杉江松恋の新鋭作家ハンティング 十代の心情をあらゆる角度から描き出す『まだ終わらないで、文化祭』

藤つかさ『まだ終わらないで、文化祭』評

 どこから一方向からではなく、あらゆる角度から見て人の肖像を描く。

 藤つかさ『まだ終わらないで、文化祭』(双葉社)を読んで、あ、いいな、と思った瞬間があった。今のはなんだろう、とページを繰る手を止めて考えてみる。あ、そうか、キャラクターの見せ方に感心したんだ、と納得して、それ以降はさらに興味深く読むことができた。

 人間を書くことを主題の一つとする小説にとってこの、人物像を立体的に浮かび上がらせるという技法は最も重要なものである。
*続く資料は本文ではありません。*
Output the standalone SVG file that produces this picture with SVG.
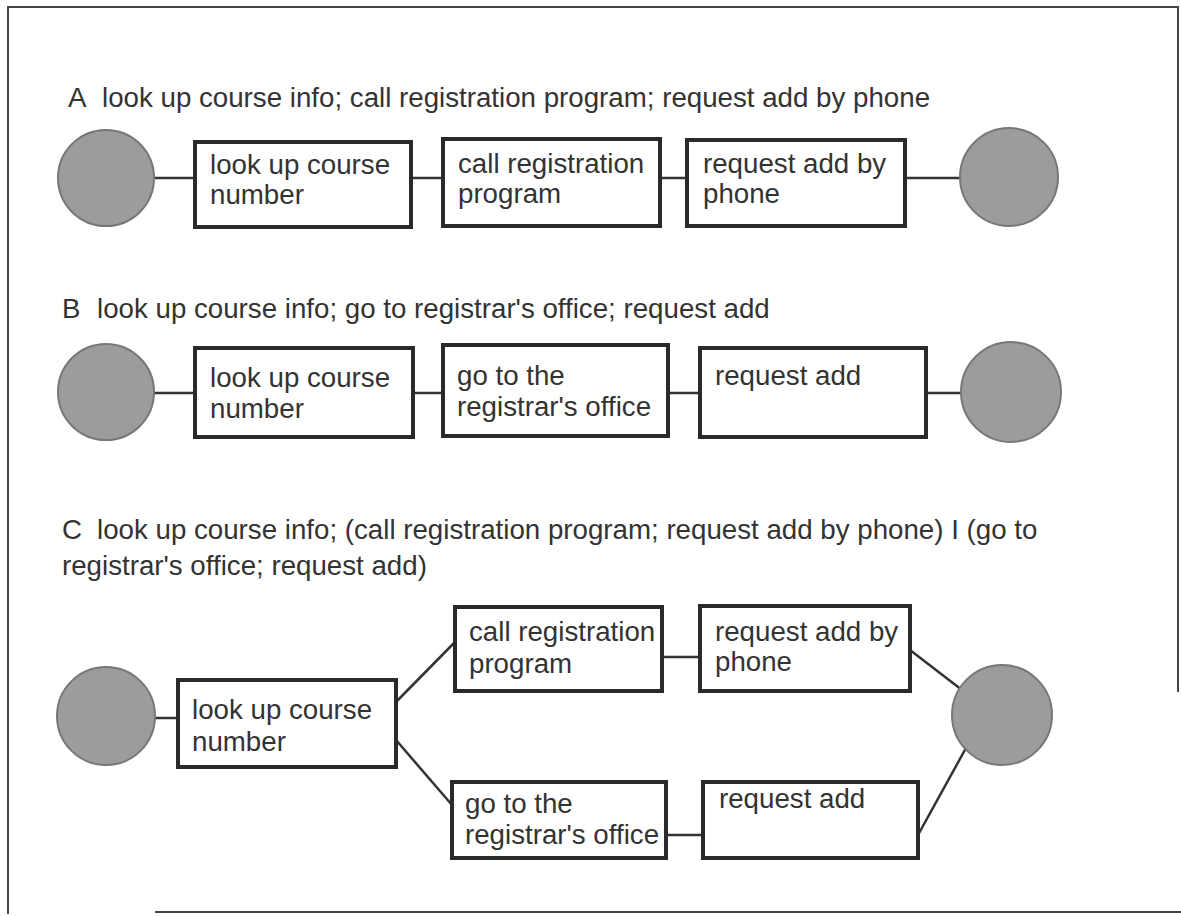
<svg xmlns="http://www.w3.org/2000/svg" width="1181" height="916" viewBox="0 0 1181 916">
<style>
text{font-family:"Liberation Sans",Arial,Helvetica,sans-serif;font-size:27.7px;fill:#333}
.box{fill:#fff;stroke:#2a2a2a;stroke-width:4}
.term{fill:#9c9c9c;stroke:#777;stroke-width:2}
.conn{stroke:#333;stroke-width:2.5;fill:none}
.frame{stroke:#444;stroke-width:2;fill:none}
</style>
<rect width="1181" height="916" fill="#fff"/>
<path class="frame" d="M8,914 L8,7 L1178,7 L1178,692 M155,912 L1181,912"/>
<g id="titles">
<text x="68" y="107">A<tspan x="102">look up course info; call registration program; request add by phone</tspan></text>
<text x="62" y="318">B<tspan x="97">look up course info; go to registrar's office; request add</tspan></text>
<text x="62" y="539">C<tspan x="97">look up course info; (call registration program; request add by phone) I (go to</tspan></text>
<text x="62" y="575">registrar's office; request add)</text>
</g>
<g id="connectors">
<line class="conn" x1="154" y1="178" x2="195" y2="178"/>
<line class="conn" x1="411" y1="178" x2="443" y2="178"/>
<line class="conn" x1="660" y1="178" x2="687" y2="178"/>
<line class="conn" x1="905" y1="178" x2="960" y2="178"/>
<line class="conn" x1="154" y1="393" x2="195" y2="393"/>
<line class="conn" x1="413" y1="393" x2="443" y2="393"/>
<line class="conn" x1="668" y1="393" x2="700" y2="393"/>
<line class="conn" x1="926" y1="393" x2="963" y2="393"/>
<line class="conn" x1="154" y1="718" x2="178" y2="718"/>
<line class="conn" x1="396" y1="702" x2="455" y2="642"/>
<line class="conn" x1="396" y1="740" x2="452" y2="805"/>
<line class="conn" x1="662" y1="657" x2="700" y2="657"/>
<line class="conn" x1="666" y1="835" x2="703" y2="835"/>
<line class="conn" x1="910" y1="650" x2="962" y2="690"/>
<line class="conn" x1="918" y1="835" x2="966" y2="748"/>
</g>
<g id="a-start"><circle class="term" cx="106" cy="178" r="48"/></g>
<g id="a-lookup"><rect class="box" x="195" y="142" width="216" height="85"/><text x="210" y="174">look up course<tspan x="210" y="204">number</tspan></text></g>
<g id="a-call"><rect class="box" x="443" y="139" width="217" height="87"/><text x="458" y="173">call registration<tspan x="458" y="203">program</tspan></text></g>
<g id="a-request"><rect class="box" x="687" y="140" width="218" height="86"/><text x="703" y="173">request add by<tspan x="703" y="203">phone</tspan></text></g>
<g id="a-end"><circle class="term" cx="1009" cy="177" r="49"/></g>
<g id="b-start"><circle class="term" cx="106" cy="392" r="48"/></g>
<g id="b-lookup"><rect class="box" x="195" y="348" width="218" height="89"/><text x="210" y="387">look up course<tspan x="210" y="418">number</tspan></text></g>
<g id="b-goto"><rect class="box" x="443" y="345" width="225" height="91"/><text x="457" y="385">go to the<tspan x="457" y="416">registrar's office</tspan></text></g>
<g id="b-request"><rect class="box" x="700" y="348" width="226" height="89"/><text x="715" y="385">request add</text></g>
<g id="b-end"><circle class="term" cx="1011" cy="392" r="50"/></g>
<g id="c-start"><circle class="term" cx="106" cy="716" r="49"/></g>
<g id="c-lookup"><rect class="box" x="178" y="680" width="218" height="87"/><text x="192" y="719">look up course<tspan x="192" y="751">number</tspan></text></g>
<g id="c-call"><rect class="box" x="455" y="607" width="207" height="84"/><text x="469" y="641">call registration<tspan x="469" y="673">program</tspan></text></g>
<g id="c-request-phone"><rect class="box" x="700" y="606" width="210" height="85"/><text x="715" y="641">request add by<tspan x="715" y="671">phone</tspan></text></g>
<g id="c-goto"><rect class="box" x="452" y="782" width="214" height="76"/><text x="465" y="813">go to the<tspan x="465" y="844">registrar's office</tspan></text></g>
<g id="c-request"><rect class="box" x="703" y="782" width="215" height="76"/><text x="719" y="808">request add</text></g>
<g id="c-end"><circle class="term" cx="1002" cy="715" r="50"/></g>
</svg>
 話はおもしろいのだけど、なんだか平板でどこかで見たようなキャラクターしか出てこない。

 もちろんそういう小説があってもいい。いいのだが、よほど話に起伏がないと我慢できないような気がする。少なくとも、私はそうだ。

 『まだ終わらないで、文化祭』(双葉社)は、公立八津丘高校の二日間にわたる文化祭を描いた群像劇である。文化祭前夜の、名前が明かされない人物の視点で語られるプロローグから始まるこの物語は、文化祭後夜のエピローグで幕を閉じる。こちらの視点人物は名前が明示されるのだが、ここでは書かないでおこう。間に挟まるのは文化祭一日目と二日目の出来事で、時系列に沿って進んでいき、視点人物が切り替わっていく。

 最初に語り手を務めるのは文化祭準備委員会に所属する三年三組の市ヶ谷のぞみだ。目を惹くような容姿の持ち主であるのぞみは、人付き合いも巧く、教師や生徒から分け隔てなく声を掛けられるという存在である。文化祭開始前最後のチェックに回っていたのぞみは、日本史教師の尾崎に呼び止められる。尾崎がのぞみと、同行していた三年生の佐竹優希に指し示したのは、二年前の文化祭で使われたポスターだった。BE YOURSELF、自分らしくあれというスローガンが書かれたものである。

 二年前の文化祭では不祥事が起きていた。生徒が予定になかったことをしでかして暴れ、制止しようとした教師が怪我をしていたのである。もともと八津丘高校では、文化祭で生徒がなんらかのサプライズを仕掛けて周囲を驚かせるということが繰り返されていた。その伝統に則ったものとも言える。だが、学校側は事態を重く受け止め、以降は文化祭への干渉が強まる結果になった。誰かが一連の顛末を撮影してSNSしたため、話題が拡散してニュースでも放映されるなど、学外への影響がはなはだしかったためだ。

 尾崎によれば、そのポスターは早朝に張り出されていたものなのだという。行為者の意図は不明だが、もし二年前のようなことをもう一度行うという予告だとすれば、文化祭開催が妨げられることにもなりかねない。のぞみは優希と共に、ポスター掲示をそれとなく探す役を言いつかってしまう。

 こうした形で話は始まる。物語にはミステリーのプロットが用いられていて、ポスター掲示の犯人とその意図を探るというのが本筋となっている。ポスターが貼られた時刻などから関係者のアリバイも確認することが可能となる。このプロットが導線を作って進んでいくのだが、後半で話は広がり、単なる犯人捜しに終わらなくなるというのが巧い。これ以上は書かずにおくが、真相がわかった時点で見えてくるものがあり、反転してそれまでの物語に光が当てられることになる。